The standard response of organizations to putting out feelers into the market is one of these:
- Let’s send out some surveys and hope customers and market players will “like” our value propositions and will tell us their truths.
- Marketing will do some polishing on the messages.
- Sales will just need to get out there and pitch, pitch, pitch!
This might work in a B-2-C context. But a B-2-B market context needs a different approach. To explore what the relevant market of your own organization is, you must dig deep and bring to light what often remains hidden behind glossy brochures and vocative sales pitches: start with the assumptions, your own and those that drive the market players in their actions.
To ensure that these assumptions don’t remain merely superficial, it is imperative to scrutinize the reasons market players have for their actions. These often represent a blind spot for your organization, mainly because: It is not easy to understand the underlying forces that impact beliefs, needs, and priorities of market players. Organizations tend to fictionalize their customers need so that it is easier for them to position themselves.
How to overcome the blind spot
You must figure out the encrypted truths that drive decision-making processes within the organizations of these market players. Think of it as an attempt to decipher the inside of your outside world. Try to understand the inner workings of those organizations that are your clients, vendors, suppliers, you name it.
Why should you as an executive make this effort? Because every organization, even every department within one organization, has an internal logic that significantly determines the behavior of the individuals in their organization. This is quite natural for organizations, because one’s own partial focus helps to become and remain capable of acting for one’s area of interest and responsibility.
To really understand your market, you should put yourself in the position of your counterparts in that market and try to fathom the motives of their actions. These seldomly are the ones that are straightforwardly articulated. But through clever formats of observations and validation together with market players, you can shine a light on what happens behind the stage and learn to comprehend and anticipate to some extent the actions of others.
The role of organizational interfaces
But who does the job? In every organization, there are departments that are more inward, or outward focused. The latter are the interfaces to the external world. But outward-facing functions such as marketing and sales are caught in a dilemma: Their primary task is not insight generation, but to represent the organization to its outside, e.g. do the polishing or the pitching.
To put it bluntly, instead of bringing new information into the organization, the exact opposite is their task: they filter possibly disturbing irritations and thus help their organization to remain capable of acting steadily in an ever changing market environment.
Changing the perspective is easier said than done
If the task of these outward-facing functions is now to change towards a more inward-oriented one in order to bring insights into the organization, new structures are needed. Structures, that can mitigate the external view of the market players with the internal perspective from the organization.

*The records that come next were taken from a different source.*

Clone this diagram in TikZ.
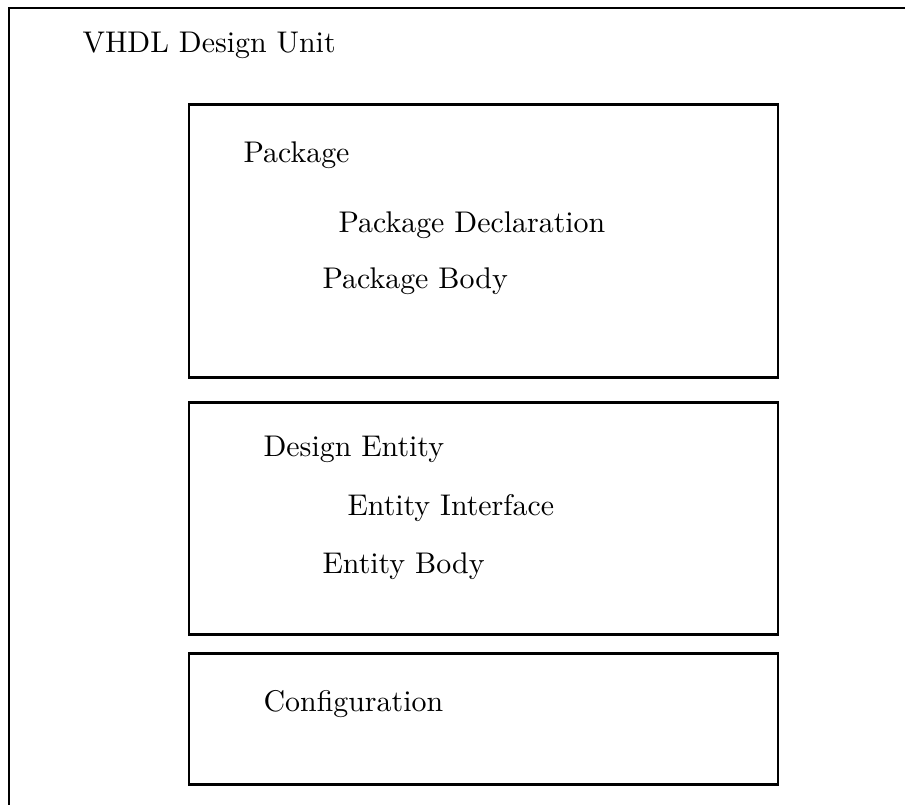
\documentclass[tikz,border=0pt]{standalone}
\begin{document}
\begin{tikzpicture}[x=1pt,y=-1pt,
  frame/.style={draw=black,line width=2.6pt},
  unitbox/.style={draw=black,line width=2.8pt},
  lbl/.style={anchor=base west,inner sep=0pt,font=\fontsize{10}{12}\selectfont,scale=2.99}]
\useasboundingbox (0,0) rectangle (905,804);
% outer frame (left and top only)
\coordinate (fbl) at (9,806);
\coordinate (ftl) at (9,8);
\coordinate (ftr) at (907,8);
\draw[frame,line join=miter] (fbl) -- (ftl) -- (ftr);
\node[lbl] (vhdl) at (82,52) {VHDL Design Unit};
% package box
\node[unitbox,minimum width=589pt,minimum height=273pt,anchor=north west,inner sep=0pt] (pkg) at (187.5,103) {};
\node[lbl] (pkgt) at (243,162) {Package};
\node[lbl] (pkgd) at (338,232) {Package Declaration};
\node[lbl] (pkgb) at (322,288) {Package Body};
% design entity box
\node[unitbox,minimum width=589pt,minimum height=232pt,anchor=north west,inner sep=0pt] (ent) at (187.5,401) {};
\node[lbl] (entt) at (263,456) {Design Entity};
\node[lbl] (enti) at (347,515) {Entity Interface};
\node[lbl] (entb) at (322,573) {Entity Body};
% configuration box
\node[unitbox,minimum width=589pt,minimum height=131pt,anchor=north west,inner sep=0pt] (cfg) at (187.5,652) {};
\node[lbl] (cfgt) at (263,711) {Configuration};
\end{tikzpicture}
\end{document}
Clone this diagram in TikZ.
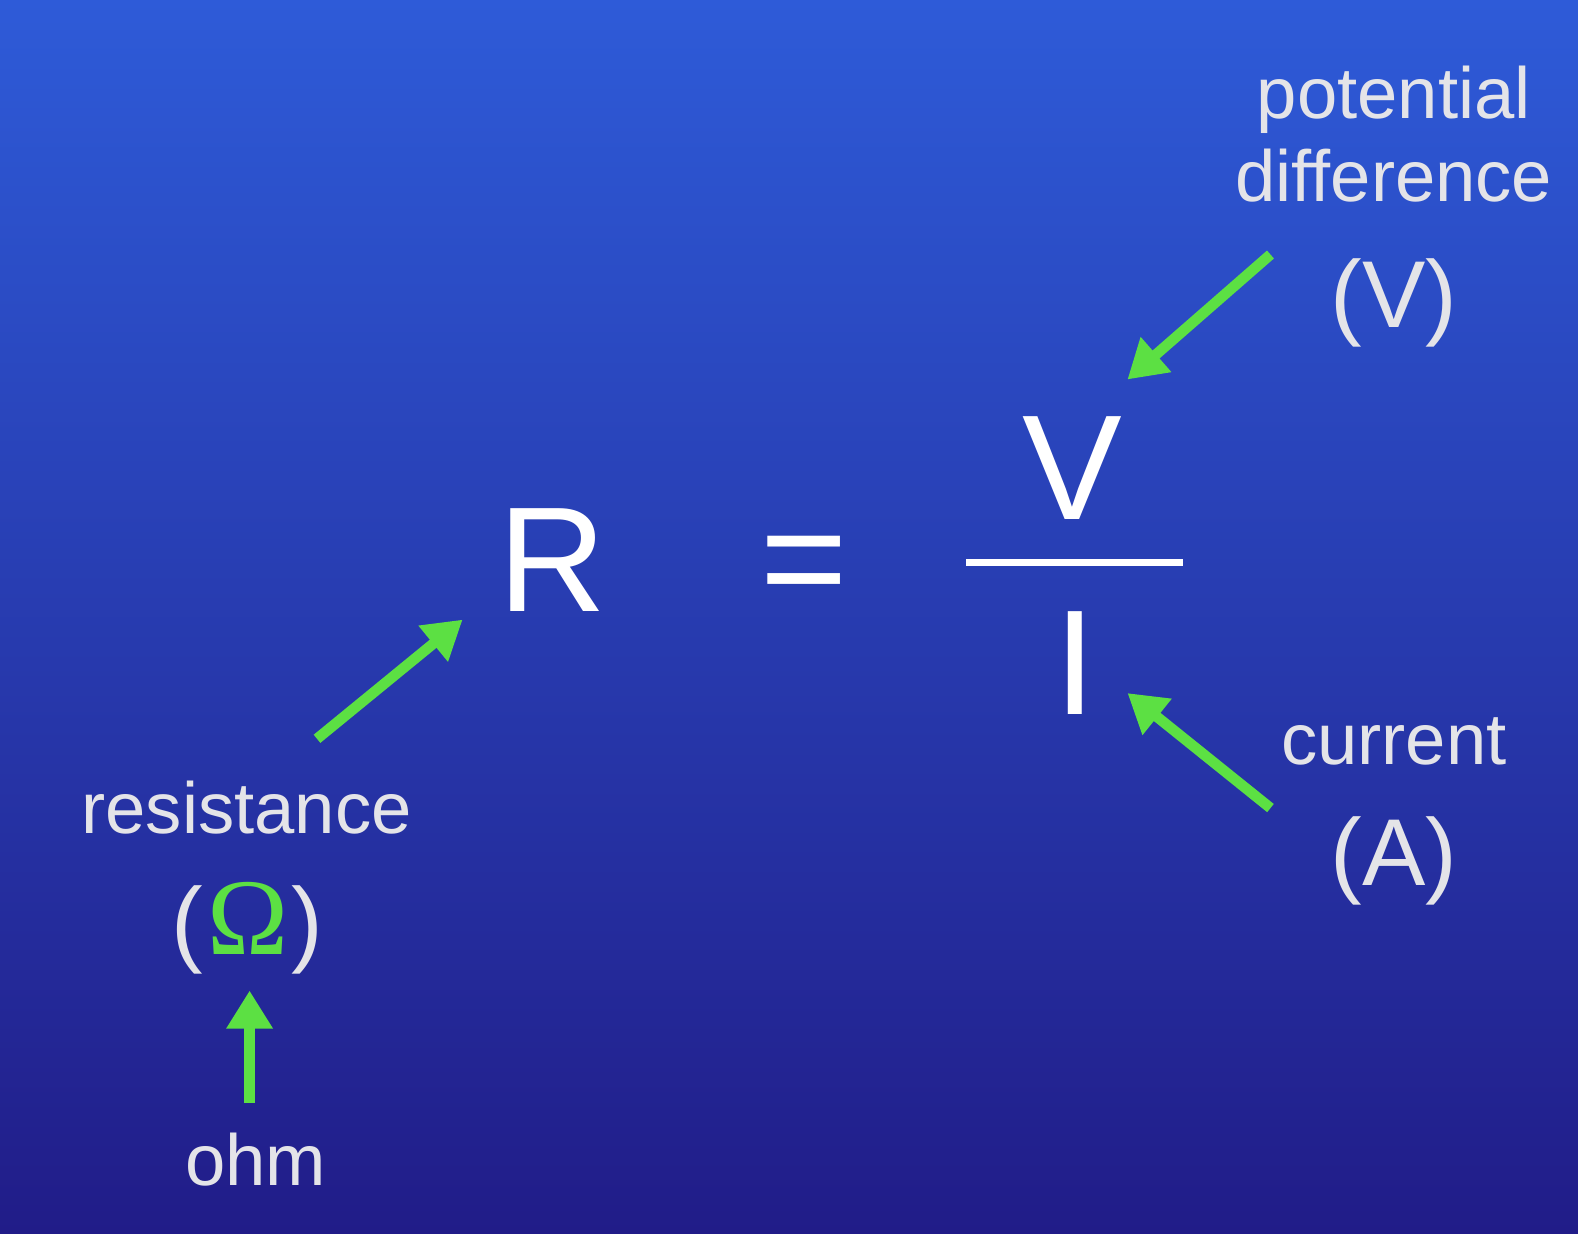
\documentclass[tikz,border=0pt]{standalone}
\usepackage{fontspec}
\setmainfont{Liberation Sans}
\newfontfamily\omegafont{Liberation Serif}
\usetikzlibrary{arrows.meta,calc}
\definecolor{bgtop}{HTML}{2E5BD8}
\definecolor{bgbottom}{HTML}{211C88}
\definecolor{arrowgreen}{HTML}{5CE043}
\definecolor{labeltext}{HTML}{E4E4E8}

\begin{document}
\begin{tikzpicture}[x=0.01006cm, y=-0.01006cm,
    symbol/.style={font=\fontsize{42.5}{50}\selectfont, text=white, inner sep=0pt, anchor=base},
    lbl/.style={font=\fontsize{20.6}{24}\selectfont, text=labeltext, inner sep=0pt, anchor=base},
    unit/.style={font=\fontsize{27}{30}\selectfont, text=labeltext, inner sep=0pt, anchor=base},
    pointer/.style={-{Triangle[length=0.38cm, width=0.44cm]}, line width=3pt, draw=arrowgreen}]
    % Background
    \shade[top color=bgtop, bottom color=bgbottom] (0,0) rectangle (1568,1226);

    % Formula R = V / I
    \node[symbol] (R) at (549,608) {R};
    \node[symbol] (eq) at (799,606) {=};
    \node[symbol] (V) at (1066,516) {V};
    \node[symbol] (I) at (1068,710) {I};
    \draw[white, line width=2pt] (960,559) -- (1175,559);

    % Labels
    \node[lbl] (pot) at (1385,118) {potential};
    \node[lbl] (diff) at (1385,200) {difference};
    \node[unit] (pv) at (1385,325) {(V)};
    \node[lbl] (cur) at (1385,760) {current};
    \node[unit] (pa) at (1385,880) {(A)};
    \node[lbl] (res) at (245,828) {resistance};
    \node[unit] (po) at (246,948) {(\textcolor{arrowgreen}{\omegafont\fontsize{31}{34}\selectfont\hspace{1pt}Ω\hspace{1pt}})};
    \node[lbl] (ohm) at (254,1178) {ohm};

    % Pointers
    \draw[pointer] ([shift={(-59,-3)}]pv.north west) -- ([shift={(4,-36)}]V.north east);
    \draw[pointer] ([shift={(-59,-8)}]pa.north west) -- ([shift={(31,-22)}]I.south east);
    \draw[pointer] ([shift={(70,-41)}]res.north) -- ([shift={(-35,7)}]R.south west);
    \draw[pointer] ([shift={(-6,-29)}]ohm.north) -- ([shift={(2,16)}]po.south);
\end{tikzpicture}
\end{document}
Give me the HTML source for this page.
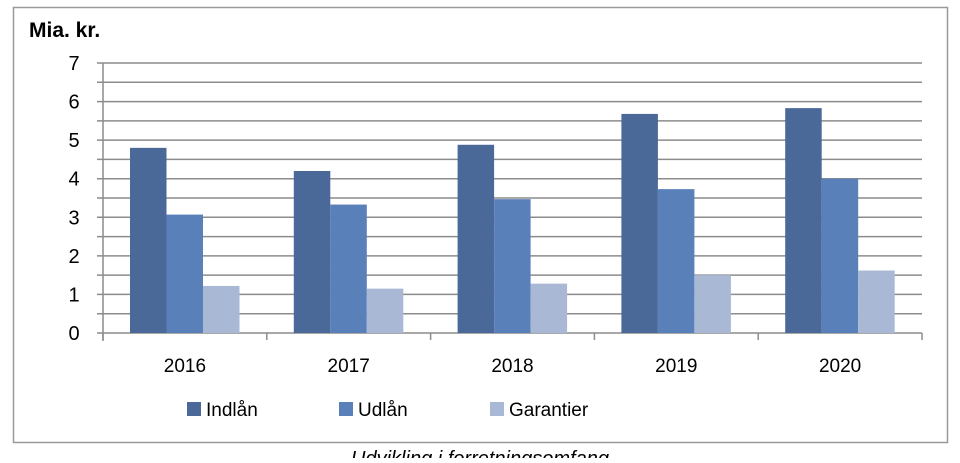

When it comes to market development, understanding the market and adapting your organization to it, are two sides of the same coin. A deep understanding of the market requires your organization to put out feelers and a high level of curiosity for deciphering the market players’ organizations in terms of how they function and what their motives are. For executives, this means taking off the blinders of market exploration that inevitably come with the internal perspective.
Adapt to your findings
But what good is the new knowledge if there is no place in the organization to process it? Losing sight of the work of the organizational interfaces runs the risk of achieving the opposite effect: they close down, inwardly and outwardly, and the organization runs the risk of operating beyond their relevant market.
Executives need to apply the organizational perspective also to their own habitat. On the one hand, you must create the possibilities – aka structures – that interfaces are allowed to create new insights AND are also listened to internally. On the other hand, it needs your leadership to keep the interfaces on their toes, so they don’t settle too comfortably into their task of gaining insights from the outside, but also actively contribute to adapting those insights to optimize the outward oriented tasks and messages. If you can do that, you will enjoy the fun of seeing, creating and playing in the relevant market for your organization.